** START OF RECORDS PROVIDED **

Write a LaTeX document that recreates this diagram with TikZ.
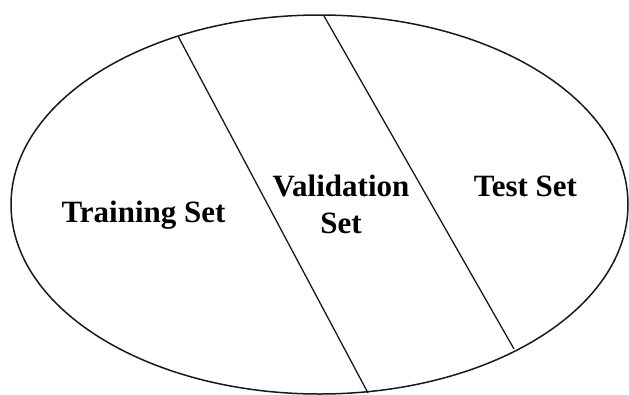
\documentclass[tikz,border=0pt]{standalone}
\usepackage{fontspec}
\setmainfont{Liberation Serif}
\begin{document}
\begin{tikzpicture}[x=1pt,y=-1pt,
  divider/.style={draw=black!90,line width=1.3pt},
  outline/.style={draw=black!90,line width=1.5pt},
  setlabel/.style={font=\bfseries\fontsize{31}{37}\selectfont,inner sep=0pt,anchor=base,align=center}]
\useasboundingbox (0,0) rectangle (629,394);
\draw[outline] (319.5,204.5) ellipse [x radius=308.5, y radius=189.5];
\coordinate (d1a) at (178.5,37);
\coordinate (d1b) at (368,393);
\coordinate (d2a) at (324,16);
\coordinate (d2b) at (514,349);
\draw[divider] (d1a) -- (d1b);
\draw[divider] (d2a) -- (d2b);
\node[setlabel] (train) at (143.5,222) {Training Set};
\node[setlabel] (valid) at (341,233) {Validation\\Set};
\node[setlabel] (test) at (525.5,196) {Test Set};
\end{tikzpicture}
\end{document}
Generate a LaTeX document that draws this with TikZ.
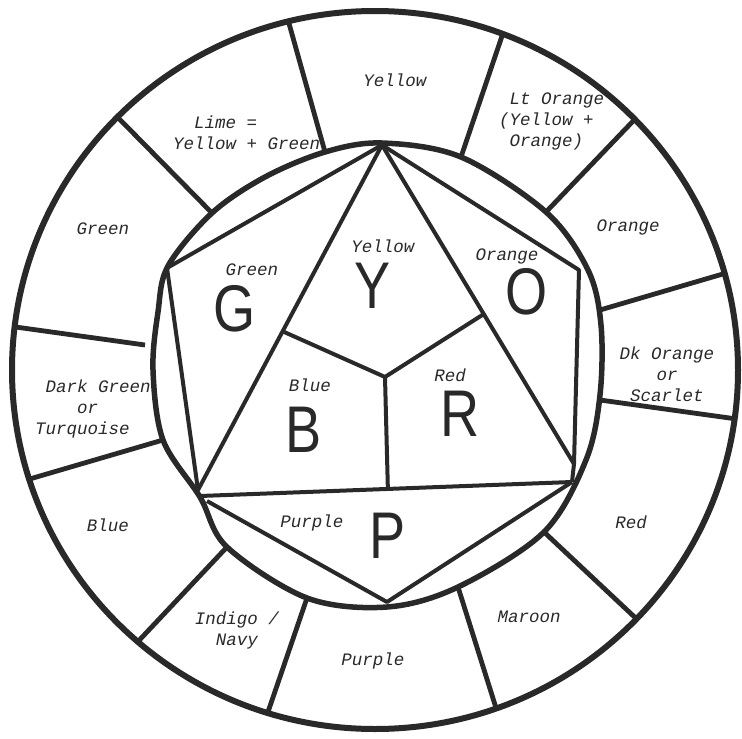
\documentclass[tikz,border=0pt]{standalone}
\usepackage{fontspec}
\setmainfont{Liberation Mono}
\newfontfamily\handfont{Liberation Sans}
\usetikzlibrary{calc}
\definecolor{ink}{gray}{0.16}
\begin{document}
\begin{tikzpicture}[x=1pt,y=-1pt,
  ring/.style={draw=ink,line width=6pt},
  innerring/.style={draw=ink,line width=5.5pt},
  divider/.style={draw=ink,line width=4.8pt},
  edge/.style={draw=ink,line width=4pt,line join=round},
  lbl/.style={font=\fontsize{17.5}{21}\selectfont\itshape,text=ink,inner sep=0pt,align=center},
  big/.style={font=\handfont\fontsize{66}{66}\selectfont,text=ink,inner sep=0pt}]
\useasboundingbox (0,0) rectangle (742,739);

% outer circle
\coordinate (O) at (375,370);
\draw[ring] (O) ellipse [x radius=363, y radius=359];

% inner (hand drawn) circle
\draw[innerring] plot[smooth cycle, tension=0.55] coordinates {
  (382,143) (461,157) (546,212) (588,270) (601,325) (600,395) (586,460)
  (544,532) (458,587) (387,607) (307,598) (227,547) (200,497) (163,440)
  (153,370) (158,312) (168,266) (212,213) (265,177) (325,152)};

% ring dividers
\draw[divider] (212,213) -- ($(O)+(224.8:363 and 359)$);
\draw[divider] (325,152) -- ($(O)+(256.2:363 and 359)$);
\draw[divider] (461,157) -- ($(O)+(290.6:363 and 359)$);
\draw[divider] (546,212) -- ($(O)+(315.7:363 and 359)$);
\draw[divider] (600,310) -- ($(O)+(344.4:363 and 359)$);
\draw[divider] (600,400) -- ($(O)+(7.8:363 and 359)$);
\draw[divider] (544,532) -- ($(O)+(43.9:363 and 359)$);
\draw[divider] (458,587) -- ($(O)+(70.5:363 and 359)$);
\draw[divider] (307,598) -- ($(O)+(107.2:363 and 359)$);
\draw[divider] (227,547) -- ($(O)+(130.8:363 and 359)$);
\draw[divider] (163,440) -- ($(O)+(162.3:363 and 359)$);
\draw[divider] (145,345) -- ($(O)+(186.9:363 and 359)$);

% inner figure
\coordinate (T) at (382,145);
\coordinate (UL) at (167,268);
\coordinate (UR) at (579,270);
\coordinate (LL) at (198,490);
\coordinate (LLb) at (207,501);
\coordinate (BL) at (200,496);
\coordinate (LRa) at (574,464);
\coordinate (LRb) at (572,482);
\coordinate (Bt) at (387,602);
\coordinate (C) at (385,377);
\coordinate (Ml) at ($(T)!0.54!(LL)$);
\coordinate (Mr) at ($(T)!0.53!(LRa)$);
\coordinate (Mb) at ($(BL)!0.505!(LRb)$);

\draw[edge] (LL) -- (UL) -- (T) -- (UR) -- (LRa) -- (LRb);
\draw[edge] (LL) -- (T) -- (LRa);
\draw[edge] (BL) -- (LRb);
\draw[edge] (LLb) -- (Bt) -- (LRb);
\draw[edge] (Ml) -- (C) -- (Mr);
\draw[edge] (C) -- (Mb);

% ring labels
\node[lbl] (rGreen) at (103,229) {Green};
\node[lbl,anchor=west,align=left] (rLime) at (173,133) {\hspace*{1.2em}Lime =\\Yellow + Green};
\node[lbl] (rYellow) at (395,80) {Yellow};
\node[lbl,anchor=west,align=left] (rLtOrange) at (499,121) {\hspace*{0.6em}Lt Orange\\(Yellow +\\\hspace*{0.6em}Orange)};
\node[lbl] (rOrange) at (628,227) {Orange};
\node[lbl] (rDkOrange) at (667,374) {Dk Orange\\or\\Scarlet};
\node[lbl] (rRed) at (631,522) {Red};
\node[lbl] (rMaroon) at (529,617) {Maroon};
\node[lbl] (rPurple) at (373,661) {Purple};
\node[lbl] (rIndigo) at (237,630) {Indigo /\\Navy};
\node[lbl] (rBlue) at (108,525) {Blue};
\node[lbl,anchor=west,align=left] (rDkGreen) at (35,409) {\hspace*{0.6em}Dark Green\\\hspace*{2.4em}or\\Turquoise};

% inner labels
\node[lbl] (iGreen) at (252,270) {Green};
\node[lbl] (iYellow) at (383,246) {Yellow};
\node[lbl] (iOrange) at (507,256) {Orange};
\node[lbl] (iBlue) at (310,385) {Blue};
\node[lbl] (iRed) at (450,375) {Red};
\node[lbl] (iPurple) at (312,523) {Purple};

% big letters
\node[big] (bigG) at (235,309) {\scalebox{0.82}[1]{G}};
\node[big] (bigY) at (373,286) {\scalebox{0.82}[1]{Y}};
\node[big] (bigO) at (527,292) {\scalebox{0.82}[1]{O}};
\node[big] (bigB) at (304,430) {\scalebox{0.82}[1]{B}};
\node[big] (bigR) at (460,414) {\scalebox{0.82}[1]{R}};
\node[big] (bigP) at (388,536) {\scalebox{0.82}[1]{P}};
\end{tikzpicture}
\end{document}
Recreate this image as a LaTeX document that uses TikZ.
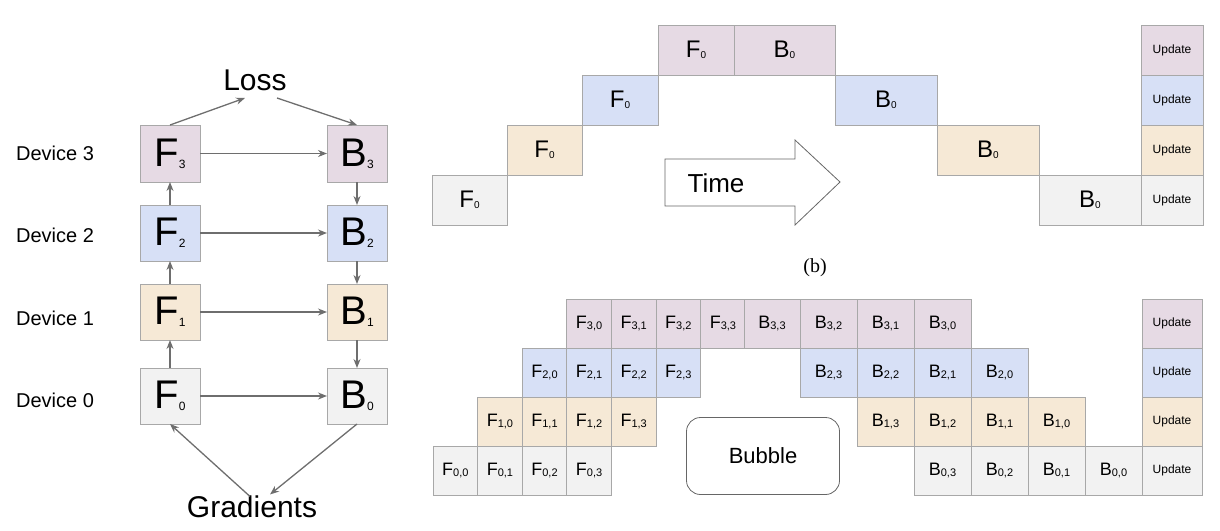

** END OF RECORDS PROVIDED **

◆ **WHAT YOU ARE ASKED TO DO**:
Omit the pictures and output all of the other material exactly.

◆ **SOLUTION FOR THIS TASK**:
Write a LaTeX document that recreates this diagram with TikZ.
\documentclass[tikz,border=0pt]{standalone}
\usepackage{fontspec}
\setmainfont{Liberation Serif}
\begin{document}
\begin{tikzpicture}[x=1pt,y=-1pt,
  divider/.style={draw=black!90,line width=1.3pt},
  outline/.style={draw=black!90,line width=1.5pt},
  setlabel/.style={font=\bfseries\fontsize{31}{37}\selectfont,inner sep=0pt,anchor=base,align=center}]
\useasboundingbox (0,0) rectangle (629,394);
\draw[outline] (319.5,204.5) ellipse [x radius=308.5, y radius=189.5];
\coordinate (d1a) at (178.5,37);
\coordinate (d1b) at (368,393);
\coordinate (d2a) at (324,16);
\coordinate (d2b) at (514,349);
\draw[divider] (d1a) -- (d1b);
\draw[divider] (d2a) -- (d2b);
\node[setlabel] (train) at (143.5,222) {Training Set};
\node[setlabel] (valid) at (341,233) {Validation\\Set};
\node[setlabel] (test) at (525.5,196) {Test Set};
\end{tikzpicture}
\end{document}
Generate a LaTeX document that draws this with TikZ.
\documentclass[tikz,border=0pt]{standalone}
\usepackage{fontspec}
\setmainfont{Liberation Mono}
\newfontfamily\handfont{Liberation Sans}
\usetikzlibrary{calc}
\definecolor{ink}{gray}{0.16}
\begin{document}
\begin{tikzpicture}[x=1pt,y=-1pt,
  ring/.style={draw=ink,line width=6pt},
  innerring/.style={draw=ink,line width=5.5pt},
  divider/.style={draw=ink,line width=4.8pt},
  edge/.style={draw=ink,line width=4pt,line join=round},
  lbl/.style={font=\fontsize{17.5}{21}\selectfont\itshape,text=ink,inner sep=0pt,align=center},
  big/.style={font=\handfont\fontsize{66}{66}\selectfont,text=ink,inner sep=0pt}]
\useasboundingbox (0,0) rectangle (742,739);

% outer circle
\coordinate (O) at (375,370);
\draw[ring] (O) ellipse [x radius=363, y radius=359];

% inner (hand drawn) circle
\draw[innerring] plot[smooth cycle, tension=0.55] coordinates {
  (382,143) (461,157) (546,212) (588,270) (601,325) (600,395) (586,460)
  (544,532) (458,587) (387,607) (307,598) (227,547) (200,497) (163,440)
  (153,370) (158,312) (168,266) (212,213) (265,177) (325,152)};

% ring dividers
\draw[divider] (212,213) -- ($(O)+(224.8:363 and 359)$);
\draw[divider] (325,152) -- ($(O)+(256.2:363 and 359)$);
\draw[divider] (461,157) -- ($(O)+(290.6:363 and 359)$);
\draw[divider] (546,212) -- ($(O)+(315.7:363 and 359)$);
\draw[divider] (600,310) -- ($(O)+(344.4:363 and 359)$);
\draw[divider] (600,400) -- ($(O)+(7.8:363 and 359)$);
\draw[divider] (544,532) -- ($(O)+(43.9:363 and 359)$);
\draw[divider] (458,587) -- ($(O)+(70.5:363 and 359)$);
\draw[divider] (307,598) -- ($(O)+(107.2:363 and 359)$);
\draw[divider] (227,547) -- ($(O)+(130.8:363 and 359)$);
\draw[divider] (163,440) -- ($(O)+(162.3:363 and 359)$);
\draw[divider] (145,345) -- ($(O)+(186.9:363 and 359)$);

% inner figure
\coordinate (T) at (382,145);
\coordinate (UL) at (167,268);
\coordinate (UR) at (579,270);
\coordinate (LL) at (198,490);
\coordinate (LLb) at (207,501);
\coordinate (BL) at (200,496);
\coordinate (LRa) at (574,464);
\coordinate (LRb) at (572,482);
\coordinate (Bt) at (387,602);
\coordinate (C) at (385,377);
\coordinate (Ml) at ($(T)!0.54!(LL)$);
\coordinate (Mr) at ($(T)!0.53!(LRa)$);
\coordinate (Mb) at ($(BL)!0.505!(LRb)$);

\draw[edge] (LL) -- (UL) -- (T) -- (UR) -- (LRa) -- (LRb);
\draw[edge] (LL) -- (T) -- (LRa);
\draw[edge] (BL) -- (LRb);
\draw[edge] (LLb) -- (Bt) -- (LRb);
\draw[edge] (Ml) -- (C) -- (Mr);
\draw[edge] (C) -- (Mb);

% ring labels
\node[lbl] (rGreen) at (103,229) {Green};
\node[lbl,anchor=west,align=left] (rLime) at (173,133) {\hspace*{1.2em}Lime =\\Yellow + Green};
\node[lbl] (rYellow) at (395,80) {Yellow};
\node[lbl,anchor=west,align=left] (rLtOrange) at (499,121) {\hspace*{0.6em}Lt Orange\\(Yellow +\\\hspace*{0.6em}Orange)};
\node[lbl] (rOrange) at (628,227) {Orange};
\node[lbl] (rDkOrange) at (667,374) {Dk Orange\\or\\Scarlet};
\node[lbl] (rRed) at (631,522) {Red};
\node[lbl] (rMaroon) at (529,617) {Maroon};
\node[lbl] (rPurple) at (373,661) {Purple};
\node[lbl] (rIndigo) at (237,630) {Indigo /\\Navy};
\node[lbl] (rBlue) at (108,525) {Blue};
\node[lbl,anchor=west,align=left] (rDkGreen) at (35,409) {\hspace*{0.6em}Dark Green\\\hspace*{2.4em}or\\Turquoise};

% inner labels
\node[lbl] (iGreen) at (252,270) {Green};
\node[lbl] (iYellow) at (383,246) {Yellow};
\node[lbl] (iOrange) at (507,256) {Orange};
\node[lbl] (iBlue) at (310,385) {Blue};
\node[lbl] (iRed) at (450,375) {Red};
\node[lbl] (iPurple) at (312,523) {Purple};

% big letters
\node[big] (bigG) at (235,309) {\scalebox{0.82}[1]{G}};
\node[big] (bigY) at (373,286) {\scalebox{0.82}[1]{Y}};
\node[big] (bigO) at (527,292) {\scalebox{0.82}[1]{O}};
\node[big] (bigB) at (304,430) {\scalebox{0.82}[1]{B}};
\node[big] (bigR) at (460,414) {\scalebox{0.82}[1]{R}};
\node[big] (bigP) at (388,536) {\scalebox{0.82}[1]{P}};
\end{tikzpicture}
\end{document}
Recreate this image as a LaTeX document that uses TikZ.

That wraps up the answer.